## Written exercise
Write the material out again in full, word for word. Do not include the pictures.

--- Start of Data rows ---

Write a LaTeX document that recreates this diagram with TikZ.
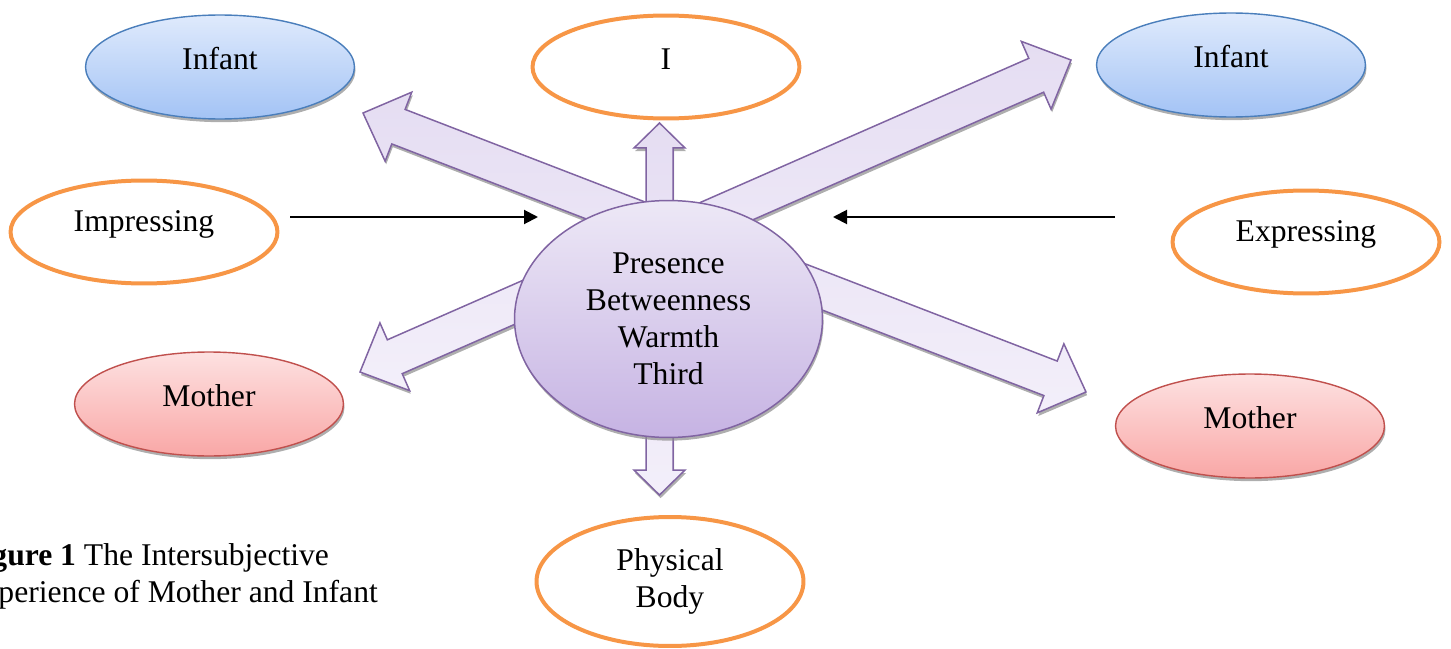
\documentclass[tikz,border=0pt]{standalone}
\usepackage{fontspec}
\setmainfont{Liberation Serif}
\usepackage{xcolor}
\usepackage{tikz}
\usetikzlibrary{positioning,arrows.meta,calc,shadows,shapes.geometric}
\definecolor{infantline}{RGB}{74,126,187}
\definecolor{infanttop}{RGB}{223,234,252}
\definecolor{infantbottom}{RGB}{163,195,245}
\definecolor{motherline}{RGB}{192,80,77}
\definecolor{mothertop}{RGB}{253,225,225}
\definecolor{motherbottom}{RGB}{249,167,166}
\definecolor{selfline}{RGB}{247,150,70}
\definecolor{coreline}{RGB}{128,100,162}
\definecolor{coretop}{RGB}{237,232,246}
\definecolor{corebottom}{RGB}{198,179,227}
\definecolor{arrowtop}{RGB}{229,221,242}
\definecolor{arrowbottom}{RGB}{243,239,250}
\tikzset{
    soft shadow/.style={drop shadow={shadow xshift=0.6pt, shadow yshift=-1.8pt, fill=black!45, opacity=0.7}},
    oval/.style={ellipse, minimum width=5.38cm, minimum height=2.08cm, inner sep=0pt},
    infant oval/.style={oval, draw=infantline, line width=0.8pt, top color=infanttop, bottom color=infantbottom, soft shadow},
    mother oval/.style={oval, draw=motherline, line width=0.8pt, top color=mothertop, bottom color=motherbottom, soft shadow},
    self oval/.style={oval, minimum width=5.34cm, minimum height=2.06cm, draw=selfline, line width=0.08cm, fill=white},
    core oval/.style={ellipse, minimum width=6.16cm, minimum height=4.74cm, inner sep=0pt, align=center, draw=coreline, line width=0.85pt, top color=coretop, bottom color=corebottom, soft shadow},
    fat arrow/.style={draw=coreline, line width=0.85pt, top color=arrowtop, bottom color=arrowbottom, soft shadow},
    push arrow/.style={-{Triangle[length=0.28cm, width=0.28cm]}, line width=0.04cm},
    oval label/.style={yshift=0.16cm}
}
% double headed block arrow: from, to, shaft half width, head half width, head length
\newcommand{\fatarrow}[5]{%
    \draw[fat arrow] let \p1=($(#2)-(#1)$), \n1={atan2(\y1,\x1)} in
        (#1) -- ($(#1)+(\n1:#5)+(\n1+90:#4)$) -- ($(#1)+(\n1:#5)+(\n1+90:#3)$)
        -- ($(#2)+(\n1+180:#5)+(\n1+90:#3)$) -- ($(#2)+(\n1+180:#5)+(\n1+90:#4)$)
        -- (#2) -- ($(#2)+(\n1+180:#5)+(\n1-90:#4)$) -- ($(#2)+(\n1+180:#5)+(\n1-90:#3)$)
        -- ($(#1)+(\n1:#5)+(\n1-90:#3)$) -- ($(#1)+(\n1:#5)+(\n1-90:#4)$) -- cycle;}

\begin{document}
\begin{tikzpicture}[x=0.02cm, y=-0.02cm, font=\fontsize{18}{21}\selectfont]
    \useasboundingbox (0,0) rectangle (1451,649);
    \clip (0,0) rectangle (1451,649);

    % Block arrows out of the centre
    \coordinate (nwTip) at (363,113);
    \coordinate (seTip) at (1086,392);
    \coordinate (swTip) at (360,372);
    \coordinate (neTip) at (1071,60);
    \coordinate (upTip) at (659.5,123);
    \coordinate (downTip) at (659.5,495);
    \fatarrow{upTip}{downTip}{0.27cm}{0.51cm}{0.5cm}
    \fatarrow{nwTip}{seTip}{0.37cm}{0.74cm}{0.76cm}
    \fatarrow{swTip}{neTip}{0.37cm}{0.74cm}{0.76cm}

    % Centre
    \node[core oval] (core) at (668.5,319) {Presence\\Betweenness\\Warmth\\Third};

    % Outer ovals
    \node[infant oval, label={[oval label, name=infantLtext]center:Infant}] (infantL) at (220,67) {};
    \node[infant oval, label={[oval label, name=infantRtext]center:Infant}] (infantR) at (1231,65) {};
    \node[self oval, label={[oval label, name=selfText]center:I}] (self) at (666,67) {};
    \node[self oval, label={[oval label, name=impressText]center:Impressing}] (impress) at (144,232) {};
    \node[self oval, label={[oval label, name=expressText]center:Expressing}] (express) at (1306,242) {};
    \node[mother oval, label={[oval label, name=motherLtext]center:Mother}] (motherL) at (209,404) {};
    \node[mother oval, label={[oval label, name=motherRtext]center:Mother}] (motherR) at (1250,426) {};
    \node[self oval, minimum height=2.58cm, align=center] (body) at (670,581.5) {Physical\\Body};

    % Impressing and expressing
    \coordinate (impFrom) at (290,217);
    \coordinate (impTo) at (538,217);
    \coordinate (expFrom) at (1115,217);
    \coordinate (expTo) at (833,217);
    \draw[push arrow] (impFrom) -- (impTo);
    \draw[push arrow] (expFrom) -- (expTo);

    % Caption
    \node[anchor=west, align=left, inner sep=0pt] (caption) at (-37,576)
        {\textbf{Figure 1} The Intersubjective\\Experience of Mother and Infant};
\end{tikzpicture}
\end{document}
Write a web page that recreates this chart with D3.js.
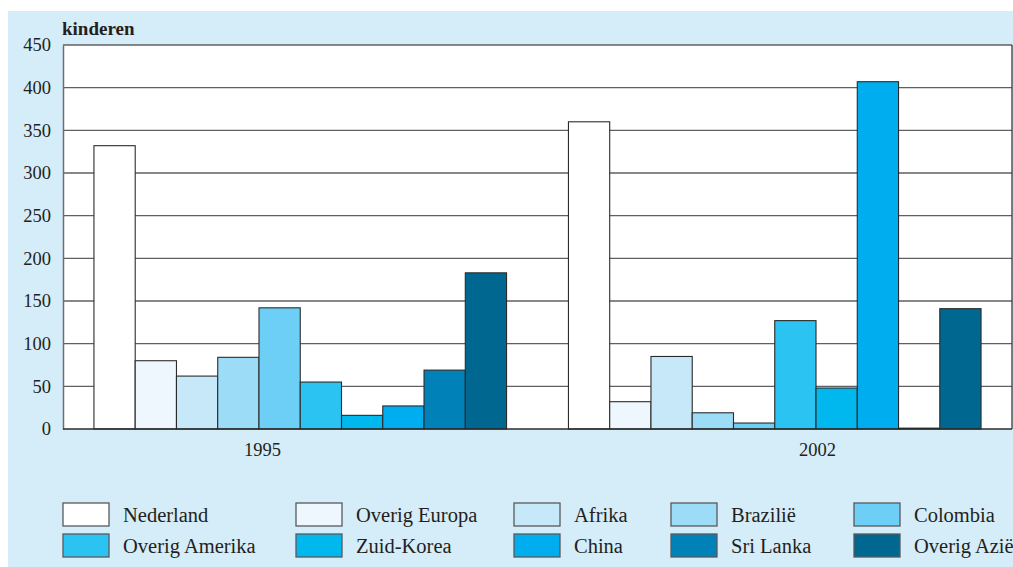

--- End of Data rows ---

## The completed task
Write a LaTeX document that recreates this diagram with TikZ.
\documentclass[tikz,border=0pt]{standalone}
\usepackage{fontspec}
\setmainfont{Liberation Serif}
\usepackage{xcolor}
\usepackage{tikz}
\usetikzlibrary{positioning,arrows.meta,calc,shadows,shapes.geometric}
\definecolor{infantline}{RGB}{74,126,187}
\definecolor{infanttop}{RGB}{223,234,252}
\definecolor{infantbottom}{RGB}{163,195,245}
\definecolor{motherline}{RGB}{192,80,77}
\definecolor{mothertop}{RGB}{253,225,225}
\definecolor{motherbottom}{RGB}{249,167,166}
\definecolor{selfline}{RGB}{247,150,70}
\definecolor{coreline}{RGB}{128,100,162}
\definecolor{coretop}{RGB}{237,232,246}
\definecolor{corebottom}{RGB}{198,179,227}
\definecolor{arrowtop}{RGB}{229,221,242}
\definecolor{arrowbottom}{RGB}{243,239,250}
\tikzset{
    soft shadow/.style={drop shadow={shadow xshift=0.6pt, shadow yshift=-1.8pt, fill=black!45, opacity=0.7}},
    oval/.style={ellipse, minimum width=5.38cm, minimum height=2.08cm, inner sep=0pt},
    infant oval/.style={oval, draw=infantline, line width=0.8pt, top color=infanttop, bottom color=infantbottom, soft shadow},
    mother oval/.style={oval, draw=motherline, line width=0.8pt, top color=mothertop, bottom color=motherbottom, soft shadow},
    self oval/.style={oval, minimum width=5.34cm, minimum height=2.06cm, draw=selfline, line width=0.08cm, fill=white},
    core oval/.style={ellipse, minimum width=6.16cm, minimum height=4.74cm, inner sep=0pt, align=center, draw=coreline, line width=0.85pt, top color=coretop, bottom color=corebottom, soft shadow},
    fat arrow/.style={draw=coreline, line width=0.85pt, top color=arrowtop, bottom color=arrowbottom, soft shadow},
    push arrow/.style={-{Triangle[length=0.28cm, width=0.28cm]}, line width=0.04cm},
    oval label/.style={yshift=0.16cm}
}
% double headed block arrow: from, to, shaft half width, head half width, head length
\newcommand{\fatarrow}[5]{%
    \draw[fat arrow] let \p1=($(#2)-(#1)$), \n1={atan2(\y1,\x1)} in
        (#1) -- ($(#1)+(\n1:#5)+(\n1+90:#4)$) -- ($(#1)+(\n1:#5)+(\n1+90:#3)$)
        -- ($(#2)+(\n1+180:#5)+(\n1+90:#3)$) -- ($(#2)+(\n1+180:#5)+(\n1+90:#4)$)
        -- (#2) -- ($(#2)+(\n1+180:#5)+(\n1-90:#4)$) -- ($(#2)+(\n1+180:#5)+(\n1-90:#3)$)
        -- ($(#1)+(\n1:#5)+(\n1-90:#3)$) -- ($(#1)+(\n1:#5)+(\n1-90:#4)$) -- cycle;}

\begin{document}
\begin{tikzpicture}[x=0.02cm, y=-0.02cm, font=\fontsize{18}{21}\selectfont]
    \useasboundingbox (0,0) rectangle (1451,649);
    \clip (0,0) rectangle (1451,649);

    % Block arrows out of the centre
    \coordinate (nwTip) at (363,113);
    \coordinate (seTip) at (1086,392);
    \coordinate (swTip) at (360,372);
    \coordinate (neTip) at (1071,60);
    \coordinate (upTip) at (659.5,123);
    \coordinate (downTip) at (659.5,495);
    \fatarrow{upTip}{downTip}{0.27cm}{0.51cm}{0.5cm}
    \fatarrow{nwTip}{seTip}{0.37cm}{0.74cm}{0.76cm}
    \fatarrow{swTip}{neTip}{0.37cm}{0.74cm}{0.76cm}

    % Centre
    \node[core oval] (core) at (668.5,319) {Presence\\Betweenness\\Warmth\\Third};

    % Outer ovals
    \node[infant oval, label={[oval label, name=infantLtext]center:Infant}] (infantL) at (220,67) {};
    \node[infant oval, label={[oval label, name=infantRtext]center:Infant}] (infantR) at (1231,65) {};
    \node[self oval, label={[oval label, name=selfText]center:I}] (self) at (666,67) {};
    \node[self oval, label={[oval label, name=impressText]center:Impressing}] (impress) at (144,232) {};
    \node[self oval, label={[oval label, name=expressText]center:Expressing}] (express) at (1306,242) {};
    \node[mother oval, label={[oval label, name=motherLtext]center:Mother}] (motherL) at (209,404) {};
    \node[mother oval, label={[oval label, name=motherRtext]center:Mother}] (motherR) at (1250,426) {};
    \node[self oval, minimum height=2.58cm, align=center] (body) at (670,581.5) {Physical\\Body};

    % Impressing and expressing
    \coordinate (impFrom) at (290,217);
    \coordinate (impTo) at (538,217);
    \coordinate (expFrom) at (1115,217);
    \coordinate (expTo) at (833,217);
    \draw[push arrow] (impFrom) -- (impTo);
    \draw[push arrow] (expFrom) -- (expTo);

    % Caption
    \node[anchor=west, align=left, inner sep=0pt] (caption) at (-37,576)
        {\textbf{Figure 1} The Intersubjective\\Experience of Mother and Infant};
\end{tikzpicture}
\end{document}
Write a web page that recreates this chart with D3.js.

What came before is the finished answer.